** START OF Data supplied **

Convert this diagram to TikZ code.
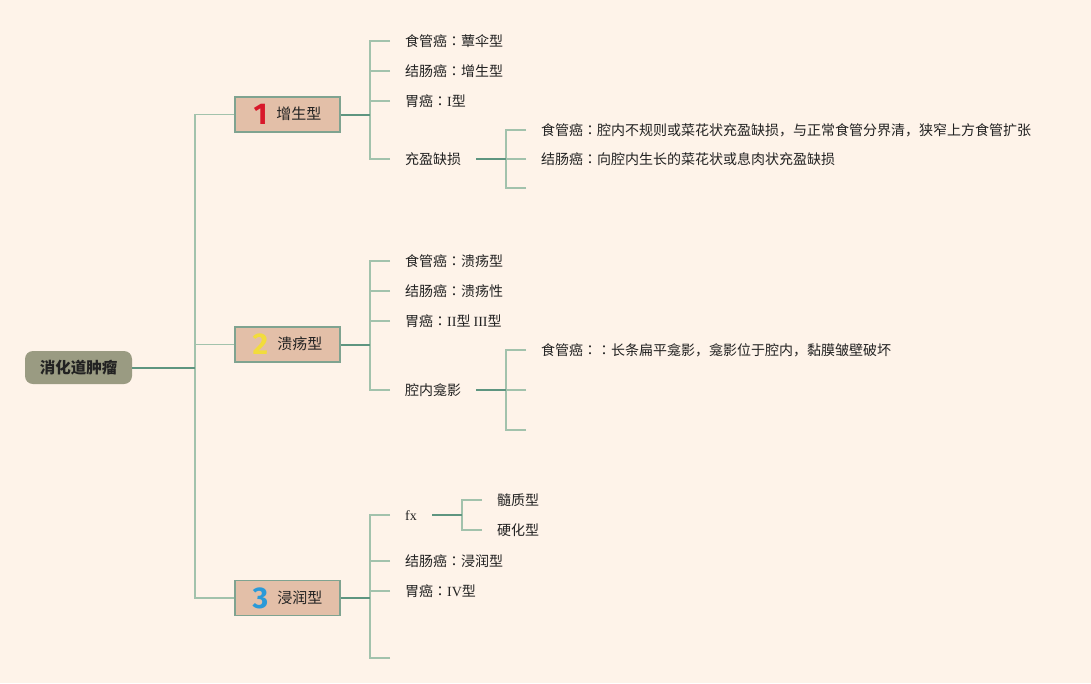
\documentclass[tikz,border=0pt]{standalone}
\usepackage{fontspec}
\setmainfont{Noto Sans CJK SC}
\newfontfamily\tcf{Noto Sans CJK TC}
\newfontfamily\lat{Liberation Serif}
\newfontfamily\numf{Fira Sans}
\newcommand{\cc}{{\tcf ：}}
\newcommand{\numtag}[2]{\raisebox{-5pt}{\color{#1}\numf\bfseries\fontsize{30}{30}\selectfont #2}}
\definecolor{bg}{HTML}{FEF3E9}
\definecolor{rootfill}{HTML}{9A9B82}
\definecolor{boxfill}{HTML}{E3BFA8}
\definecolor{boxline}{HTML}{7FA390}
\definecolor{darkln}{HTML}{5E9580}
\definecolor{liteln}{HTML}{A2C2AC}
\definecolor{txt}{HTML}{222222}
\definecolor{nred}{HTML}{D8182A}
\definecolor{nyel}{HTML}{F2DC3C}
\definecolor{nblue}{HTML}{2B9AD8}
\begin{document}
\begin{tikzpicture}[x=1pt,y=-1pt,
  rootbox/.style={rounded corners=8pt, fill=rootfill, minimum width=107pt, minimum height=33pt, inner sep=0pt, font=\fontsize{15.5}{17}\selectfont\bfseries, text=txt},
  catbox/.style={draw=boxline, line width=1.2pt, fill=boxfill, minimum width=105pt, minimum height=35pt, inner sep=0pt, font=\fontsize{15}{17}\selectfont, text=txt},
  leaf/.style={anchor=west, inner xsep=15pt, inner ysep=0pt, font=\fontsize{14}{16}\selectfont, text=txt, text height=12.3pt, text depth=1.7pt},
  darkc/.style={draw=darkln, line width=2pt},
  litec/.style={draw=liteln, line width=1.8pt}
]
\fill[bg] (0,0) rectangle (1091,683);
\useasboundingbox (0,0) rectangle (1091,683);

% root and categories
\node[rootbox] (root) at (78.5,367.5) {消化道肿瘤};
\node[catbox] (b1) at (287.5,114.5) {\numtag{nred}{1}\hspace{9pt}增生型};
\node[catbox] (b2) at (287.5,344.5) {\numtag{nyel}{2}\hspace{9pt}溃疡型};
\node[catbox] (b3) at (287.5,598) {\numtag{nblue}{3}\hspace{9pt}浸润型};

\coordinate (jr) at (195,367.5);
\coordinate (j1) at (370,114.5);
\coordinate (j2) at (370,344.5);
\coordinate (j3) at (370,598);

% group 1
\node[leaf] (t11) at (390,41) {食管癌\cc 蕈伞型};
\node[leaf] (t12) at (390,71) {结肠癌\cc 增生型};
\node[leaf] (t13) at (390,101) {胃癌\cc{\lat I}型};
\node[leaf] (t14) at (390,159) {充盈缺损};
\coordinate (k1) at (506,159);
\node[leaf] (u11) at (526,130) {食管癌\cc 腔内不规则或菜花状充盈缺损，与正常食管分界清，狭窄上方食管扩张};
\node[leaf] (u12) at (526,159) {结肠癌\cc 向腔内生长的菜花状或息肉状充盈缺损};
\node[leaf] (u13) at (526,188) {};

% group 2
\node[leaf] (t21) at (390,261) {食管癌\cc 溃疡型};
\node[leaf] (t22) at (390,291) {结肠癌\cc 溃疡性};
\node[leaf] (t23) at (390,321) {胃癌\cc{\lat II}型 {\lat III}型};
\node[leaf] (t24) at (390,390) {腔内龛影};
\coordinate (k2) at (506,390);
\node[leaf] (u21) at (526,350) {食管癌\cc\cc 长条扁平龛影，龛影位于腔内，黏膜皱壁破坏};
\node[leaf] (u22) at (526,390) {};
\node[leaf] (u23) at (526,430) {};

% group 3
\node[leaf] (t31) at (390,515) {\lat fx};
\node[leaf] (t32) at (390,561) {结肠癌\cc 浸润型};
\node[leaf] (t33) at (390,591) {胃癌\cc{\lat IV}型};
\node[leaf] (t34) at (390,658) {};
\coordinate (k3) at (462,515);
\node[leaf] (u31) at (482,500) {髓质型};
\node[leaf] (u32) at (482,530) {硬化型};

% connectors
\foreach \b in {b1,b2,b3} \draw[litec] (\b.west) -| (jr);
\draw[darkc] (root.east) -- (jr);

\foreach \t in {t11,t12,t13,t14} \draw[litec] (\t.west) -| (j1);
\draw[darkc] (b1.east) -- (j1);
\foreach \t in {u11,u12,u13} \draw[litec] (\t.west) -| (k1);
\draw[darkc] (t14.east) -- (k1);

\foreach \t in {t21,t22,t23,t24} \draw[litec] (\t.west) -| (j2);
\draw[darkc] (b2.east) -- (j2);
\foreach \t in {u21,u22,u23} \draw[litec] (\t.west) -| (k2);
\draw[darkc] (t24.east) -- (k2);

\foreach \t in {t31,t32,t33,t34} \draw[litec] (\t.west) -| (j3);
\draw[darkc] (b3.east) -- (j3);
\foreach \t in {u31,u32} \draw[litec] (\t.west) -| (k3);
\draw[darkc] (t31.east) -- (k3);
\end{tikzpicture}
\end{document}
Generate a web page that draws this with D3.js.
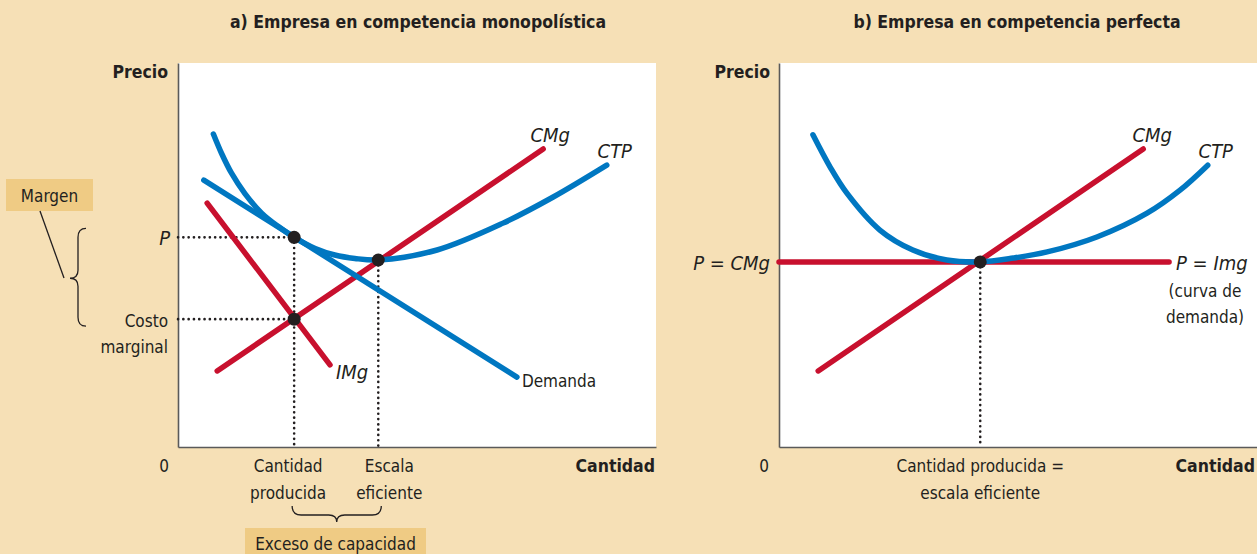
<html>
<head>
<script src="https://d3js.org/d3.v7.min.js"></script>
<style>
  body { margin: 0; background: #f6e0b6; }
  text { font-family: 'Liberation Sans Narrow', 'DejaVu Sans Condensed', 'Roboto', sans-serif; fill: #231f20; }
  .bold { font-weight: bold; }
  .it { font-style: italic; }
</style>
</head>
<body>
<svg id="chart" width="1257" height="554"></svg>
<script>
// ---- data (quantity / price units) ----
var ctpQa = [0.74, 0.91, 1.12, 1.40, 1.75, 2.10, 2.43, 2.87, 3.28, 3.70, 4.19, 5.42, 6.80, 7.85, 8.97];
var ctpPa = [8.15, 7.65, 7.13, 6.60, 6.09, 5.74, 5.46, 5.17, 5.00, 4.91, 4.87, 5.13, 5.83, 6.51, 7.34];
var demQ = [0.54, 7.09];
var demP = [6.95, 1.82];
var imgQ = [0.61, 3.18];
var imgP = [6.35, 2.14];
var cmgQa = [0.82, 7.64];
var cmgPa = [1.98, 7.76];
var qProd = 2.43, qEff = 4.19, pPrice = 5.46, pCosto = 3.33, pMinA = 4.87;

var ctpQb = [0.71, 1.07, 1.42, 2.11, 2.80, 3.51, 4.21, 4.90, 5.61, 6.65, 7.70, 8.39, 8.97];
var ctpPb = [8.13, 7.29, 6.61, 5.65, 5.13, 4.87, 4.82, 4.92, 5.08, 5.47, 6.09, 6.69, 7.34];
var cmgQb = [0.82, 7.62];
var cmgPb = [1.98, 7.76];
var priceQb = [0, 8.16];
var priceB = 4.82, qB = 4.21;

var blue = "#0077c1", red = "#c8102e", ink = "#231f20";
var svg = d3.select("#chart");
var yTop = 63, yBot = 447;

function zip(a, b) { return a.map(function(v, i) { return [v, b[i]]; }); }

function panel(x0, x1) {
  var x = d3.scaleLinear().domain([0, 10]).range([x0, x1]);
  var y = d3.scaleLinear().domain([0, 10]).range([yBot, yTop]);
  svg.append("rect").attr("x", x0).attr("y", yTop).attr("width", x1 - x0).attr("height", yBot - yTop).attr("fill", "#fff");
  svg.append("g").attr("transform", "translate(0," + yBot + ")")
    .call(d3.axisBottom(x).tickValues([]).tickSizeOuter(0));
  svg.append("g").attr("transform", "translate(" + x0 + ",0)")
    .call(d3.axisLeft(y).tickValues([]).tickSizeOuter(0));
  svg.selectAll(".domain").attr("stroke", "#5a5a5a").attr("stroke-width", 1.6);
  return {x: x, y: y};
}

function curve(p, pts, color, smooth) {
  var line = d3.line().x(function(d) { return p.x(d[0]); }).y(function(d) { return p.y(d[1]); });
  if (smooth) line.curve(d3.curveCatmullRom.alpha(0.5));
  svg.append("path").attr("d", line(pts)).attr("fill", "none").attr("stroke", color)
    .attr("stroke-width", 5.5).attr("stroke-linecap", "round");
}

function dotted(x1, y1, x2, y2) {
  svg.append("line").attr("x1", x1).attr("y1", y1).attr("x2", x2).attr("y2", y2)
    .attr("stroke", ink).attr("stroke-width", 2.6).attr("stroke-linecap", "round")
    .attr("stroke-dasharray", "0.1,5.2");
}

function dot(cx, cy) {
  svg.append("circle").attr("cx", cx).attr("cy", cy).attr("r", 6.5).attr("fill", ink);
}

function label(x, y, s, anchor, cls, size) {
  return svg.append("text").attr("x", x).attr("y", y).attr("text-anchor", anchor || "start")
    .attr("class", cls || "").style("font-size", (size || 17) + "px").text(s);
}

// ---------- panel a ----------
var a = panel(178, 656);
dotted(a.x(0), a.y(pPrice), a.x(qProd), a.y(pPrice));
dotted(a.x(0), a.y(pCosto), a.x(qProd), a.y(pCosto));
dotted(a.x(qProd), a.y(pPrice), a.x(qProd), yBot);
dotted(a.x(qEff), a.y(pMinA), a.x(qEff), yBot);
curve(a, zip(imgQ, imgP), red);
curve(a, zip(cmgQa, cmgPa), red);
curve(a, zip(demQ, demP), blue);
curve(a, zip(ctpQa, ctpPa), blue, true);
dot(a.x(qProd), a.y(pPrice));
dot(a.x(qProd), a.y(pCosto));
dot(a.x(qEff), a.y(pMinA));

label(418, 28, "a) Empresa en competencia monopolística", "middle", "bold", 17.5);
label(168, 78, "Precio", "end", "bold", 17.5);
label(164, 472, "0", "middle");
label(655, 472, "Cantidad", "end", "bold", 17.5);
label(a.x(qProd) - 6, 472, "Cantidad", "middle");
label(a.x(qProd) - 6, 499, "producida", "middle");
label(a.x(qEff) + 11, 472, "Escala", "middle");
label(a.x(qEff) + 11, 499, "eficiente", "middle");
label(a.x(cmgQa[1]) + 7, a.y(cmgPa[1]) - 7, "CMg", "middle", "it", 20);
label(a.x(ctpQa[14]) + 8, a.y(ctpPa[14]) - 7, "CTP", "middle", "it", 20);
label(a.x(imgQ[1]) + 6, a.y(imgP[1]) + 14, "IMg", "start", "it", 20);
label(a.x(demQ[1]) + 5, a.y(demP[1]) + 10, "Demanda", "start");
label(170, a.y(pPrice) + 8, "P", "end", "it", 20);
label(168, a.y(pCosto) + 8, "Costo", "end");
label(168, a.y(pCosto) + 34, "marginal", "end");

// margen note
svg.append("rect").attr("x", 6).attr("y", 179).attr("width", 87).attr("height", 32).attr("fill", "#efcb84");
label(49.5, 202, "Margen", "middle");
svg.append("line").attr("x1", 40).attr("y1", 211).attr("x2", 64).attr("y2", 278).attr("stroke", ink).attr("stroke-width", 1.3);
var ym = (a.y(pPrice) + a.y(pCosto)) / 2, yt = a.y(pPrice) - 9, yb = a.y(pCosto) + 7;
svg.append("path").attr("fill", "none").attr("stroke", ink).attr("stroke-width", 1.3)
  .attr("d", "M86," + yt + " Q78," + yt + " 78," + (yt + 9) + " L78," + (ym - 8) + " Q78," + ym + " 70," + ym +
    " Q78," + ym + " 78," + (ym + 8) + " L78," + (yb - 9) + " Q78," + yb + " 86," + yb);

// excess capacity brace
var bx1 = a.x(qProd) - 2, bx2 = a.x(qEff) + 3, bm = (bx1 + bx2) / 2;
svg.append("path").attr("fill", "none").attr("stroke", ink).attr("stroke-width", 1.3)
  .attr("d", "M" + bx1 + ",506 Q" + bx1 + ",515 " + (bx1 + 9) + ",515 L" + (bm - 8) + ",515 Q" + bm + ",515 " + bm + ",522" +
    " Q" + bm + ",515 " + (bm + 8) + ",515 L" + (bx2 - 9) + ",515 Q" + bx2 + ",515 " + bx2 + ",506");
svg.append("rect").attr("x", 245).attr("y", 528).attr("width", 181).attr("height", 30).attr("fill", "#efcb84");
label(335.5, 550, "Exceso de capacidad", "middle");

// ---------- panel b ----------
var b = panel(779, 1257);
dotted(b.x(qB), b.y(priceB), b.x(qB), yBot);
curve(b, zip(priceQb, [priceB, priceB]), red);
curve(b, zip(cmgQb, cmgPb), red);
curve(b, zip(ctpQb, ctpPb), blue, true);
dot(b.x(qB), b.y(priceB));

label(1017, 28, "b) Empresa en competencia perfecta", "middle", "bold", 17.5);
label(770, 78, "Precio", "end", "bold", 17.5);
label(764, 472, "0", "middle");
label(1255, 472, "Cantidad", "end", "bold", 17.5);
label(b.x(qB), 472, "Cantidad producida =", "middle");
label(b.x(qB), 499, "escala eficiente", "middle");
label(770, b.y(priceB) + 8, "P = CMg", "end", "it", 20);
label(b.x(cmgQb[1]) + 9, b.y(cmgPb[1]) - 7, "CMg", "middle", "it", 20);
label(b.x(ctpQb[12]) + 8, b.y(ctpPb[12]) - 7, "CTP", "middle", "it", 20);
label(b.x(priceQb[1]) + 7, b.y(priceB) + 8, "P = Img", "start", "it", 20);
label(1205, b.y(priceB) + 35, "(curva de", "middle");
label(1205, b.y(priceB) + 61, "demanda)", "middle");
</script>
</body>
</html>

** END OF Data supplied **

> What to work on:
Begin with the line where "Generate a web" appears and end with the line where "function zip(a, b)" appears. Copy only that stretch, exactly, with no pictures.

> Task result:
Generate a web page that draws this with D3.js.
<html>
<head>
<script src="https://d3js.org/d3.v7.min.js"></script>
<style>
  body { margin: 0; background: #f6e0b6; }
  text { font-family: 'Liberation Sans Narrow', 'DejaVu Sans Condensed', 'Roboto', sans-serif; fill: #231f20; }
  .bold { font-weight: bold; }
  .it { font-style: italic; }
</style>
</head>
<body>
<svg id="chart" width="1257" height="554"></svg>
<script>
// ---- data (quantity / price units) ----
var ctpQa = [0.74, 0.91, 1.12, 1.40, 1.75, 2.10, 2.43, 2.87, 3.28, 3.70, 4.19, 5.42, 6.80, 7.85, 8.97];
var ctpPa = [8.15, 7.65, 7.13, 6.60, 6.09, 5.74, 5.46, 5.17, 5.00, 4.91, 4.87, 5.13, 5.83, 6.51, 7.34];
var demQ = [0.54, 7.09];
var demP = [6.95, 1.82];
var imgQ = [0.61, 3.18];
var imgP = [6.35, 2.14];
var cmgQa = [0.82, 7.64];
var cmgPa = [1.98, 7.76];
var qProd = 2.43, qEff = 4.19, pPrice = 5.46, pCosto = 3.33, pMinA = 4.87;

var ctpQb = [0.71, 1.07, 1.42, 2.11, 2.80, 3.51, 4.21, 4.90, 5.61, 6.65, 7.70, 8.39, 8.97];
var ctpPb = [8.13, 7.29, 6.61, 5.65, 5.13, 4.87, 4.82, 4.92, 5.08, 5.47, 6.09, 6.69, 7.34];
var cmgQb = [0.82, 7.62];
var cmgPb = [1.98, 7.76];
var priceQb = [0, 8.16];
var priceB = 4.82, qB = 4.21;

var blue = "#0077c1", red = "#c8102e", ink = "#231f20";
var svg = d3.select("#chart");
var yTop = 63, yBot = 447;

function zip(a, b) { return a.map(function(v, i) { return [v, b[i]]; }); }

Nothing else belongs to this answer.